* **STORED DATA**:
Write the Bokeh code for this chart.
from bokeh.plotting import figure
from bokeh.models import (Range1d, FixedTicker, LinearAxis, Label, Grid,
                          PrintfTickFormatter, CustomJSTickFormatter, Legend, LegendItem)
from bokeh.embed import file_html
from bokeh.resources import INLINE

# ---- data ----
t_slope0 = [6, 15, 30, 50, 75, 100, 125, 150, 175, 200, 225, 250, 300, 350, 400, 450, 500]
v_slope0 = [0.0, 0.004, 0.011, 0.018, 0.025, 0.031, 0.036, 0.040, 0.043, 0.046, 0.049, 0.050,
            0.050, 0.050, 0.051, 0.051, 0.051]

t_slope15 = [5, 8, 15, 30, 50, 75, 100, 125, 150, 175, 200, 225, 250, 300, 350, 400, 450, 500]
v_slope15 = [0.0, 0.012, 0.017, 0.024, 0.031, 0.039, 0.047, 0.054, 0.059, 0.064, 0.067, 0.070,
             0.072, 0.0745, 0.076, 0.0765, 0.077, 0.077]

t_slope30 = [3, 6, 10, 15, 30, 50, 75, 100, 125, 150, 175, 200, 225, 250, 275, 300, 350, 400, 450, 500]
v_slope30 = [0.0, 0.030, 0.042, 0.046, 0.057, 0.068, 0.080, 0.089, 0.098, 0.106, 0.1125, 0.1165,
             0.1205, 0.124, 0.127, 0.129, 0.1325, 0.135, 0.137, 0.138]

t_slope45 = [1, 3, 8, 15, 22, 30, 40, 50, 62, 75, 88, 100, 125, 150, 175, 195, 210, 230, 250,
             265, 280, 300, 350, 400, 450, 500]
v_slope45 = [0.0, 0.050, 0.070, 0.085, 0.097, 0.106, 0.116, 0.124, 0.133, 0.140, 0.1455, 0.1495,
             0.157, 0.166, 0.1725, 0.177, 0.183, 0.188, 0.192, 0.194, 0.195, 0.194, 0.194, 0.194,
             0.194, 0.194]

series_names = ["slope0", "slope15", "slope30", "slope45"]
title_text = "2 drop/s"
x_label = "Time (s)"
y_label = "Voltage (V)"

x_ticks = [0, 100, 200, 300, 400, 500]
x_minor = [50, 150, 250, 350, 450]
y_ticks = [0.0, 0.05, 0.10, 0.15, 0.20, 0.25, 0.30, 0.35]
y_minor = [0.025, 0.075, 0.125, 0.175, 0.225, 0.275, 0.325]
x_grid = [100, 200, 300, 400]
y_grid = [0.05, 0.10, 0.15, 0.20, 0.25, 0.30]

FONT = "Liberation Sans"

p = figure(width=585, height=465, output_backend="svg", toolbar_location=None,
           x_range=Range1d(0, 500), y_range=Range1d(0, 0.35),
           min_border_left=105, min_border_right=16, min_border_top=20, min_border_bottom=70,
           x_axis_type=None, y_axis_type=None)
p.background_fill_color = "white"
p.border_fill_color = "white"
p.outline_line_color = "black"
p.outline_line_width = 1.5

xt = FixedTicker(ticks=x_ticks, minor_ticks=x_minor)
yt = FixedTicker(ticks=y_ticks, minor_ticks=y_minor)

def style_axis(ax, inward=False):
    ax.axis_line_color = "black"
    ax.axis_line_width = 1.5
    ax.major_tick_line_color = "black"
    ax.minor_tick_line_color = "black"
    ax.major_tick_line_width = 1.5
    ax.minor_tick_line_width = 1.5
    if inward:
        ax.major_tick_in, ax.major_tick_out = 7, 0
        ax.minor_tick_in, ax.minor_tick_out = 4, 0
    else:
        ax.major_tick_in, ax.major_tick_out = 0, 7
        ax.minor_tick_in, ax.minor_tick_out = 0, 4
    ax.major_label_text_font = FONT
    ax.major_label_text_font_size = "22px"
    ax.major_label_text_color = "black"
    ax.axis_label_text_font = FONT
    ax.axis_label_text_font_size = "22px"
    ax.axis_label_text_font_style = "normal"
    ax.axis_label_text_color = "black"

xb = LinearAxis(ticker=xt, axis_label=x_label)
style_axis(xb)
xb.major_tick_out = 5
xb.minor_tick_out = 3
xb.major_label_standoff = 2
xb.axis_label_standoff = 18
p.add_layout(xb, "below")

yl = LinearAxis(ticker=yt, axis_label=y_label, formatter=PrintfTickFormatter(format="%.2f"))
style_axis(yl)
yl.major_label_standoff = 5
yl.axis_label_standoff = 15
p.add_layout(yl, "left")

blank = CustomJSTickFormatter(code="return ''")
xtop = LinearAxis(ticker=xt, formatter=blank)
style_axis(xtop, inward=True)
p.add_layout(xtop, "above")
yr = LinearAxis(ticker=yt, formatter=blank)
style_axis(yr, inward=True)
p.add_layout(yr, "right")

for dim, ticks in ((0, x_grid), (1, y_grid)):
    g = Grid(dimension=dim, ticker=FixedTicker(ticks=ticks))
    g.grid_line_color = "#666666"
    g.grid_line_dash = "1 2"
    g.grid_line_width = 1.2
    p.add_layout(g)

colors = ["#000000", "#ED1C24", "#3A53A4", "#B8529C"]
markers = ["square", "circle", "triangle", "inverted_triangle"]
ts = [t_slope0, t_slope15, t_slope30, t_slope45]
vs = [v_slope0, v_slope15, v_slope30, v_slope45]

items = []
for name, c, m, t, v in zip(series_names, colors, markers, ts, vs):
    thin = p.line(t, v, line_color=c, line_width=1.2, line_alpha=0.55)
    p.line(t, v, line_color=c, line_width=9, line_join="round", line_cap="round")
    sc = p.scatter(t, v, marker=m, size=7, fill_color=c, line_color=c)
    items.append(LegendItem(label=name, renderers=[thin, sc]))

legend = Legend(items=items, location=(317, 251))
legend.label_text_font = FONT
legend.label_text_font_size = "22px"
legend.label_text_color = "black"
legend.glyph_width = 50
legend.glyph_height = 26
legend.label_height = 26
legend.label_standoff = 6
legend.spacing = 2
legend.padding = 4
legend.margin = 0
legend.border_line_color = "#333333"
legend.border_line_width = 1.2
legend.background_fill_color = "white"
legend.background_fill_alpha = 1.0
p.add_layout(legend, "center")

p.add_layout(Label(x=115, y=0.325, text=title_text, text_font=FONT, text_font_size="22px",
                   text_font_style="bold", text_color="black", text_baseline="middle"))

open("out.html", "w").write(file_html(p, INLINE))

* **EXERCISE DETAILS**:
Every line above should be retyped exactly as given.

* **SOLUTION TO THE PROBLEM**:
Write the Bokeh code for this chart.
from bokeh.plotting import figure
from bokeh.models import (Range1d, FixedTicker, LinearAxis, Label, Grid,
                          PrintfTickFormatter, CustomJSTickFormatter, Legend, LegendItem)
from bokeh.embed import file_html
from bokeh.resources import INLINE

# ---- data ----
t_slope0 = [6, 15, 30, 50, 75, 100, 125, 150, 175, 200, 225, 250, 300, 350, 400, 450, 500]
v_slope0 = [0.0, 0.004, 0.011, 0.018, 0.025, 0.031, 0.036, 0.040, 0.043, 0.046, 0.049, 0.050,
            0.050, 0.050, 0.051, 0.051, 0.051]

t_slope15 = [5, 8, 15, 30, 50, 75, 100, 125, 150, 175, 200, 225, 250, 300, 350, 400, 450, 500]
v_slope15 = [0.0, 0.012, 0.017, 0.024, 0.031, 0.039, 0.047, 0.054, 0.059, 0.064, 0.067, 0.070,
             0.072, 0.0745, 0.076, 0.0765, 0.077, 0.077]

t_slope30 = [3, 6, 10, 15, 30, 50, 75, 100, 125, 150, 175, 200, 225, 250, 275, 300, 350, 400, 450, 500]
v_slope30 = [0.0, 0.030, 0.042, 0.046, 0.057, 0.068, 0.080, 0.089, 0.098, 0.106, 0.1125, 0.1165,
             0.1205, 0.124, 0.127, 0.129, 0.1325, 0.135, 0.137, 0.138]

t_slope45 = [1, 3, 8, 15, 22, 30, 40, 50, 62, 75, 88, 100, 125, 150, 175, 195, 210, 230, 250,
             265, 280, 300, 350, 400, 450, 500]
v_slope45 = [0.0, 0.050, 0.070, 0.085, 0.097, 0.106, 0.116, 0.124, 0.133, 0.140, 0.1455, 0.1495,
             0.157, 0.166, 0.1725, 0.177, 0.183, 0.188, 0.192, 0.194, 0.195, 0.194, 0.194, 0.194,
             0.194, 0.194]

series_names = ["slope0", "slope15", "slope30", "slope45"]
title_text = "2 drop/s"
x_label = "Time (s)"
y_label = "Voltage (V)"

x_ticks = [0, 100, 200, 300, 400, 500]
x_minor = [50, 150, 250, 350, 450]
y_ticks = [0.0, 0.05, 0.10, 0.15, 0.20, 0.25, 0.30, 0.35]
y_minor = [0.025, 0.075, 0.125, 0.175, 0.225, 0.275, 0.325]
x_grid = [100, 200, 300, 400]
y_grid = [0.05, 0.10, 0.15, 0.20, 0.25, 0.30]

FONT = "Liberation Sans"

p = figure(width=585, height=465, output_backend="svg", toolbar_location=None,
           x_range=Range1d(0, 500), y_range=Range1d(0, 0.35),
           min_border_left=105, min_border_right=16, min_border_top=20, min_border_bottom=70,
           x_axis_type=None, y_axis_type=None)
p.background_fill_color = "white"
p.border_fill_color = "white"
p.outline_line_color = "black"
p.outline_line_width = 1.5

xt = FixedTicker(ticks=x_ticks, minor_ticks=x_minor)
yt = FixedTicker(ticks=y_ticks, minor_ticks=y_minor)

def style_axis(ax, inward=False):
    ax.axis_line_color = "black"
    ax.axis_line_width = 1.5
    ax.major_tick_line_color = "black"
    ax.minor_tick_line_color = "black"
    ax.major_tick_line_width = 1.5
    ax.minor_tick_line_width = 1.5
    if inward:
        ax.major_tick_in, ax.major_tick_out = 7, 0
        ax.minor_tick_in, ax.minor_tick_out = 4, 0
    else:
        ax.major_tick_in, ax.major_tick_out = 0, 7
        ax.minor_tick_in, ax.minor_tick_out = 0, 4
    ax.major_label_text_font = FONT
    ax.major_label_text_font_size = "22px"
    ax.major_label_text_color = "black"
    ax.axis_label_text_font = FONT
    ax.axis_label_text_font_size = "22px"
    ax.axis_label_text_font_style = "normal"
    ax.axis_label_text_color = "black"

xb = LinearAxis(ticker=xt, axis_label=x_label)
style_axis(xb)
xb.major_tick_out = 5
xb.minor_tick_out = 3
xb.major_label_standoff = 2
xb.axis_label_standoff = 18
p.add_layout(xb, "below")

yl = LinearAxis(ticker=yt, axis_label=y_label, formatter=PrintfTickFormatter(format="%.2f"))
style_axis(yl)
yl.major_label_standoff = 5
yl.axis_label_standoff = 15
p.add_layout(yl, "left")

blank = CustomJSTickFormatter(code="return ''")
xtop = LinearAxis(ticker=xt, formatter=blank)
style_axis(xtop, inward=True)
p.add_layout(xtop, "above")
yr = LinearAxis(ticker=yt, formatter=blank)
style_axis(yr, inward=True)
p.add_layout(yr, "right")

for dim, ticks in ((0, x_grid), (1, y_grid)):
    g = Grid(dimension=dim, ticker=FixedTicker(ticks=ticks))
    g.grid_line_color = "#666666"
    g.grid_line_dash = "1 2"
    g.grid_line_width = 1.2
    p.add_layout(g)

colors = ["#000000", "#ED1C24", "#3A53A4", "#B8529C"]
markers = ["square", "circle", "triangle", "inverted_triangle"]
ts = [t_slope0, t_slope15, t_slope30, t_slope45]
vs = [v_slope0, v_slope15, v_slope30, v_slope45]

items = []
for name, c, m, t, v in zip(series_names, colors, markers, ts, vs):
    thin = p.line(t, v, line_color=c, line_width=1.2, line_alpha=0.55)
    p.line(t, v, line_color=c, line_width=9, line_join="round", line_cap="round")
    sc = p.scatter(t, v, marker=m, size=7, fill_color=c, line_color=c)
    items.append(LegendItem(label=name, renderers=[thin, sc]))

legend = Legend(items=items, location=(317, 251))
legend.label_text_font = FONT
legend.label_text_font_size = "22px"
legend.label_text_color = "black"
legend.glyph_width = 50
legend.glyph_height = 26
legend.label_height = 26
legend.label_standoff = 6
legend.spacing = 2
legend.padding = 4
legend.margin = 0
legend.border_line_color = "#333333"
legend.border_line_width = 1.2
legend.background_fill_color = "white"
legend.background_fill_alpha = 1.0
p.add_layout(legend, "center")

p.add_layout(Label(x=115, y=0.325, text=title_text, text_font=FONT, text_font_size="22px",
                   text_font_style="bold", text_color="black", text_baseline="middle"))

open("out.html", "w").write(file_html(p, INLINE))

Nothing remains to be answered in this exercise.